The entire premise of this article seems to revolve around the unsubstantiated claim that Android is poorly optimized for low-end devices. I disagree with that claim, so the entire premise of the article seems suspect to me.
Firefox OS Will Become the Mobile OS To Beat
Flamebait and hopelessly wrong.
True, but U.S. CDMA carriers still refuse to activate low-end Android phones of today on a feature phone plan. And among U.S. GSM carriers, the one with more coverage still has a habit of automatically adding a data plan to a SIM with voice-only service inserted into a smartphone. These behaviors are why I still carry a tablet and dumbphone. Will carriers perform the same sort of tying on Firefox OS devices, or will they let customers use cellular voice with only Wi-Fi data?
It's over. Android has won. The iPhone will stay around with a significant market share. But current high specs for phones will be the low end in three years. 2GB Ram and a 1.5 Ghz Quad Core CPU with be in entry level Android devices in 2017. Enough to run Android any way you like.
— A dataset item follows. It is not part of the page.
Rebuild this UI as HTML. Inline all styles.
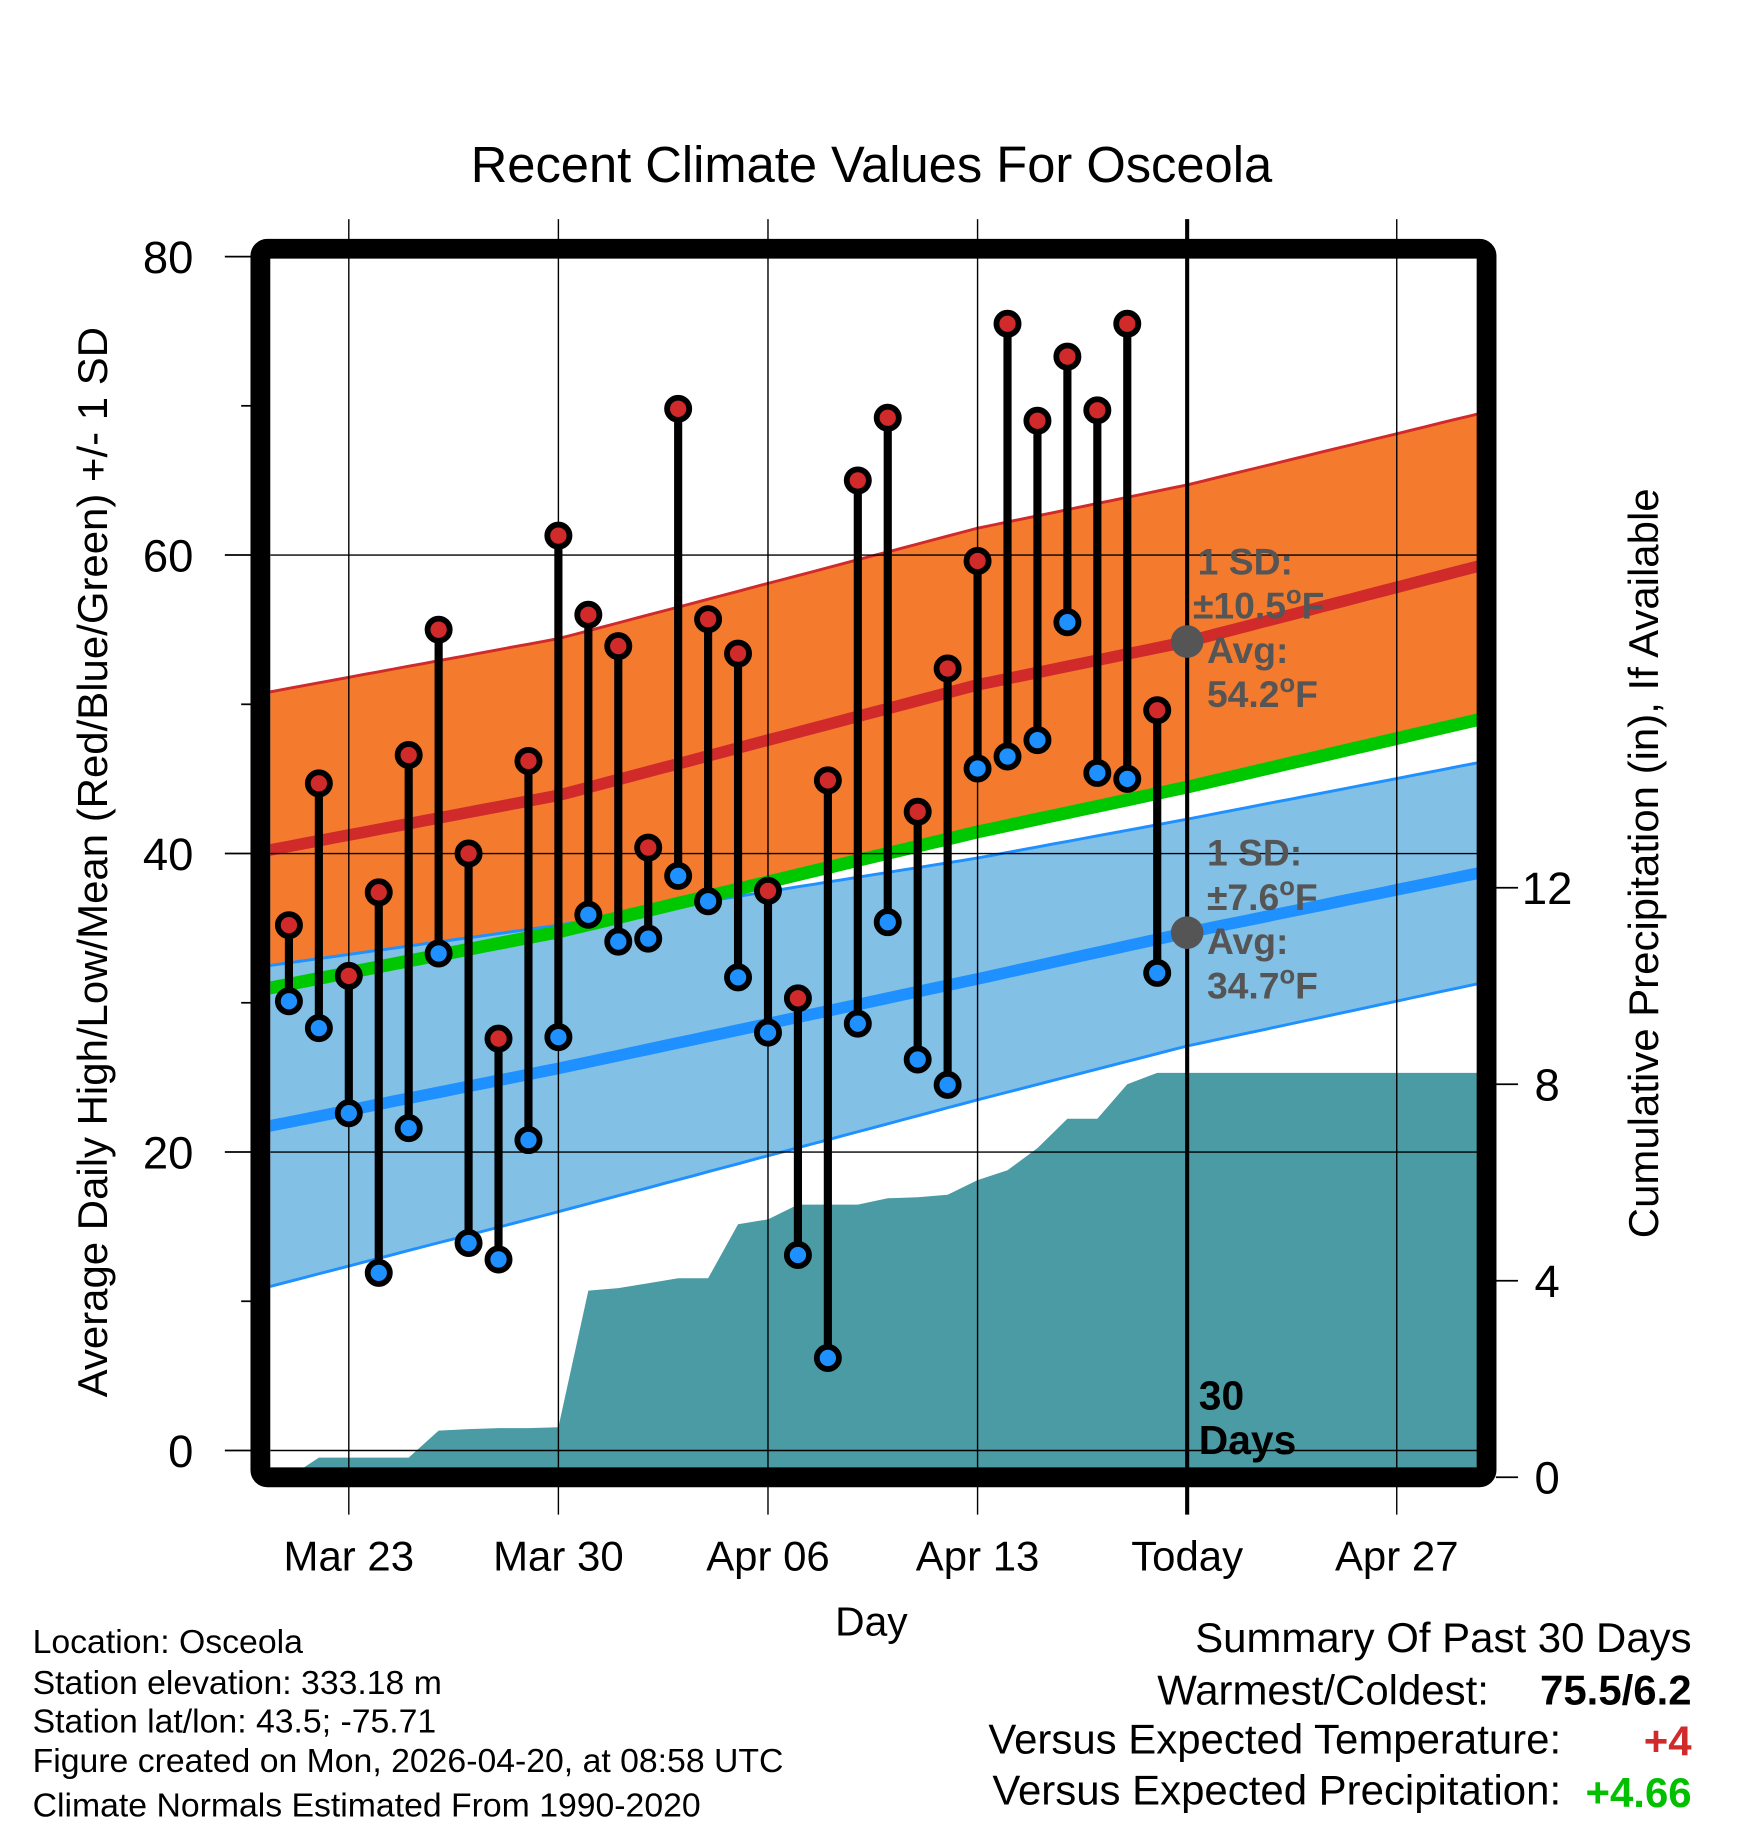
<!DOCTYPE html>
<html><head><meta charset="utf-8"><style>
html,body{margin:0;padding:0;background:#fff;}
svg{display:block;font-family:"Liberation Sans",Arial,sans-serif;}
</style></head><body>
<svg id="chart" width="1748" height="1828" viewBox="0 0 1500.4 1569" xmlns="http://www.w3.org/2000/svg">
<defs><clipPath id="plotclip"><rect x="232" y="222" width="1036" height="1038"/></clipPath></defs>
<rect x="0" y="0" width="1500.4" height="1569" fill="#fff"/>
<text x="748" y="156" font-size="43.5" text-anchor="middle">Recent Climate Values For Osceola</text>
<g id="plot" clip-path="url(#plotclip)"></g>
<g id="over"></g>
<rect x="223.5" y="213.5" width="1052.5" height="1054.5" rx="6" fill="none" stroke="#000" stroke-width="17"/>
<g id="axes"></g>
<text x="748" y="1404" font-size="35" text-anchor="middle">Day</text>
<text transform="translate(92,740) rotate(-90)" font-size="36" text-anchor="middle">Average Daily High/Low/Mean (Red/Blue/Green) +/- 1 SD</text>
<text transform="translate(1423,741) rotate(-90)" font-size="36" text-anchor="middle">Cumulative Precipitation (in), If Available</text>
<g font-size="29">
<text x="28" y="1419">Location: Osceola</text>
<text x="28" y="1454">Station elevation: 333.18 m</text>
<text x="28" y="1487">Station lat/lon: 43.5; -75.71</text>
<text x="28" y="1521">Figure created on Mon, 2026-04-20, at 08:58 UTC</text>
<text x="28" y="1559">Climate Normals Estimated From 1990-2020</text>
</g>
<g font-size="36">
<text x="1452" y="1418" text-anchor="end">Summary Of Past 30 Days</text>
<text x="1278" y="1463" text-anchor="end">Warmest/Coldest:</text>
<text x="1452" y="1463" text-anchor="end" font-weight="bold">75.5/6.2</text>
<text x="1340" y="1505" text-anchor="end">Versus Expected Temperature:</text>
<text x="1452" y="1507" text-anchor="end" font-weight="bold" fill="#d12a2a">+4</text>
<text x="1340" y="1549" text-anchor="end">Versus Expected Precipitation:</text>
<text x="1452" y="1551" text-anchor="end" font-weight="bold" fill="#00c000">+4.66</text>
</g>
</svg>
<script>
// Daily observations, Mar 21 .. Apr 19 (day index 0..29)
const highs = [35.2,44.7,31.8,37.4,46.6,55.0,40.0,27.6,46.2,61.3,56.0,53.9,40.4,69.8,55.7,53.4,37.5,30.3,44.9,65.0,69.2,42.8,52.4,59.6,75.5,69.0,73.3,69.7,75.5,49.6];
const lows = [30.1,28.3,22.6,11.9,21.6,33.3,13.9,12.8,20.8,27.7,35.9,34.1,34.3,38.5,36.8,31.7,28.0,13.1,6.2,28.6,35.4,26.2,24.5,45.7,46.5,47.6,55.5,45.4,45.0,32.0];
const precip = [0,0.40,0.40,0.40,0.40,0.95,0.98,1.0,1.0,1.02,3.80,3.85,3.95,4.05,4.05,5.15,5.25,5.55,5.55,5.55,5.68,5.70,5.75,6.05,6.25,6.70,7.30,7.30,8.0,8.23];
// Climate normals at selected day indices
const normDays = [-1,9,23,30,40];
const normHigh = [40.1,43.9,51.3,54.2,59.4];
const sdHigh = [10.6,10.5,10.5,10.5,10.2];
const normLow = [21.6,25.6,31.6,34.7,38.8];
const sdLow = [10.8,9.6,8.1,7.6,7.4];
const xTickDays = [2,9,16,23,30,37];
const xTickLabels = ["Mar 23","Mar 30","Apr 06","Apr 13","Today","Apr 27"];
const yTicks = [0,20,40,60,80];
const yMinor = [10,30,50,70];
const pTicks = [0,4,8,12];
const todayDay = 30;

const NS="http://www.w3.org/2000/svg";
const xd = d => 248 + 25.7*d;
const yt = v => 1245 - 12.81*v;
const yp = v => 1268 - 42.17*v;
function interp(arr,d){
  for(let i=0;i<normDays.length-1;i++){
    if(d<=normDays[i+1]||i===normDays.length-2){
      const t=(d-normDays[i])/(normDays[i+1]-normDays[i]);
      return arr[i]+(arr[i+1]-arr[i])*t;
    }
  }
}
function mk(tag,attrs,parent){const e=document.createElementNS(NS,tag);for(const k in attrs)e.setAttribute(k,attrs[k]);parent.appendChild(e);return e;}
const plot=document.getElementById('plot'), over=document.getElementById('over'), axes=document.getElementById('axes');
const samples=[];for(let d=-1;d<=40.01;d+=0.5)samples.push(d);
function line(f){return samples.map((d,i)=>(i?'L':'M')+xd(d).toFixed(1)+','+yt(f(d)).toFixed(1)).join(' ');}
function band(fu,fl){return line(fu)+' '+samples.slice().reverse().map(d=>'L'+xd(d).toFixed(1)+','+yt(fl(d)).toFixed(1)).join(' ')+' Z';}
const hi=d=>interp(normHigh,d), sh=d=>interp(sdHigh,d), lo=d=>interp(normLow,d), sl=d=>interp(sdLow,d);
const mean=d=>(hi(d)+lo(d))/2;

let e;
e=mk('path',{d:band(d=>hi(d)+sh(d),d=>Math.max(hi(d)-sh(d),mean(d))),fill:'#f47a2e'},plot);

e=mk('path',{d:line(d=>hi(d)+sh(d)),fill:'none',stroke:'#d12a2a','stroke-width':2.5},plot);

e=mk('path',{d:band(d=>lo(d)+sl(d),d=>lo(d)-sl(d)),fill:'#82c0e6'},plot);

e=mk('path',{d:line(d=>lo(d)+sl(d)),fill:'none',stroke:'#1e90ff','stroke-width':2.5},plot);

e=mk('path',{d:line(d=>lo(d)-sl(d)),fill:'none',stroke:'#1e90ff','stroke-width':2.5},plot);

e=mk('path',{d:line(mean),fill:'none',stroke:'#00c800','stroke-width':11},plot);

e=mk('path',{d:line(hi),fill:'none',stroke:'#d12a2a','stroke-width':10},plot);

e=mk('path',{d:line(lo),fill:'none',stroke:'#1e90ff','stroke-width':10},plot);


// precipitation area
let pd='M'+xd(-1)+','+yp(0)+' L'+xd(0)+','+yp(precip[0]);
precip.forEach((v,i)=>{pd+=' L'+xd(i).toFixed(1)+','+yp(v).toFixed(1);});
pd+=' L'+xd(41)+','+yp(precip[precip.length-1]).toFixed(1)+' L'+xd(41)+','+yp(0)+' Z';
e=mk('path',{d:pd,fill:'#4a9ba4'},plot);


// grid lines
yTicks.forEach(v=>{if(v>0&&v<80){e=mk('line',{x1:232,x2:1268,y1:yt(v),y2:yt(v),stroke:'#000','stroke-width':1.2},plot);
}});
e=mk('line',{x1:232,x2:1268,y1:yt(0),y2:yt(0),stroke:'#000','stroke-width':1.2},plot);

xTickDays.forEach(d=>{
  e=mk('line',{x1:xd(d),x2:xd(d),y1:188,y2:1300,stroke:'#000','stroke-width':d===todayDay?3.5:1.2},over);
  
});

// stems and dots
highs.forEach((h,i)=>{
  e=mk('line',{x1:xd(i),x2:xd(i),y1:yt(h),y2:yt(lows[i]),stroke:'#000','stroke-width':7},over);
  
});
highs.forEach((h,i)=>{
  e=mk('circle',{cx:xd(i),cy:yt(h),r:9.5,fill:'#d12a2a',stroke:'#000','stroke-width':5},over);
  
  e=mk('circle',{cx:xd(i),cy:yt(lows[i]),r:9.5,fill:'#1e90ff',stroke:'#000','stroke-width':5},over);
  
});

// today markers and annotations
const tH=hi(todayDay), tL=lo(todayDay), tSH=sh(todayDay), tSL=sl(todayDay);
e=mk('circle',{cx:xd(todayDay),cy:yt(tH),r:14,fill:'#555'},over);

e=mk('circle',{cx:xd(todayDay),cy:yt(tL),r:14,fill:'#555'},over);

function ann(lines,x,y,name,fill,fs){
  const t=mk('text',{x:x,y:y,'font-size':fs,'font-weight':'bold',fill:fill},over);
  
  lines.forEach((s,i)=>{const ts=mk('tspan',{x:x+(s.dx||0),dy:i?38:0},t);ts.innerHTML=s.t;});
}
const deg='<tspan dy="-13" font-size="22">o</tspan><tspan dy="13">F</tspan>';
ann([{t:'1 SD:',dx:-2},{t:'±'+tSH.toFixed(1)+deg,dx:-6},{t:'Avg:',dx:6},{t:tH.toFixed(1)+deg,dx:6}],1030,493,'high-normal-annotation','#555',32);
ann([{t:'1 SD:',dx:6},{t:'±'+tSL.toFixed(1)+deg,dx:6},{t:'Avg:',dx:6},{t:tL.toFixed(1)+deg,dx:6}],1030,743,'low-normal-annotation','#555',32);
ann([{t:'30'},{t:'Days'}],1029,1210,'days-annotation','#000',35);

// left axis
yTicks.forEach(v=>{
  e=mk('line',{x1:193,x2:216,y1:yt(v),y2:yt(v),stroke:'#000','stroke-width':1.5},axes);
  
  e=mk('text',{x:166,y:yt(v)+14,'font-size':39,'text-anchor':'end'},axes);
  
  e.textContent=v;
});
yMinor.forEach(v=>{
  e=mk('line',{x1:207,x2:216,y1:yt(v),y2:yt(v),stroke:'#000','stroke-width':1.5},axes);
  
});
// right axis
pTicks.forEach(v=>{
  e=mk('line',{x1:1284,x2:1303,y1:yp(v),y2:yp(v),stroke:'#000','stroke-width':1.5},axes);
  
  e=mk('text',{x:1328,y:yp(v)+14,'font-size':39,'text-anchor':'middle'},axes);
  
  e.textContent=v;
});
// x labels
xTickDays.forEach((d,i)=>{
  e=mk('text',{x:xd(d),y:1348,'font-size':36,'text-anchor':'middle'},axes);
  
  e.textContent=xTickLabels[i];
});
</script>
</body></html>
Android already runs on so many phones. It already is ubiquitous. Microsoft might have a chance in a niche. Same as Firefox, if it comes down to it. The mobile phone market is a billion device market. Why not a couple thousand Windows or Firefox or Jolla or Tizen devices? Or Ubuntu for that matter.
Android already runs on low spec cheap entry level devices. Granted, it doesn't run them very well, but neither does Firefox atm.
Reminds me of my favorite UNIX joke:
Emacs would be great operating system if someone just wrote a decent text editor for it.
Just for reading the summary I can say this looks fishy. The latest Anroid release 4.4 was mainly dedicated to make Android run on smaller devices, adding tools to debug memory footprint, adding compresion of pages, sharing of things, etc. Google claims that now Android can run on a 512 MB device (which is fairly low end right now). And with ever decreasing memory prices is hard to imagine there's a place for a "lower than lower end" OS.
The "being open" reason is also not good enough. As a technology (i.e. removing Google services) Android is 100% free software. And the reason some telcos might want Firefox OS is to have a more closed environment which they can control.
Maybe Firefox could have been working to create its own Android fork, replacing Google service with Firefox services. That would be, IMO, much cooler.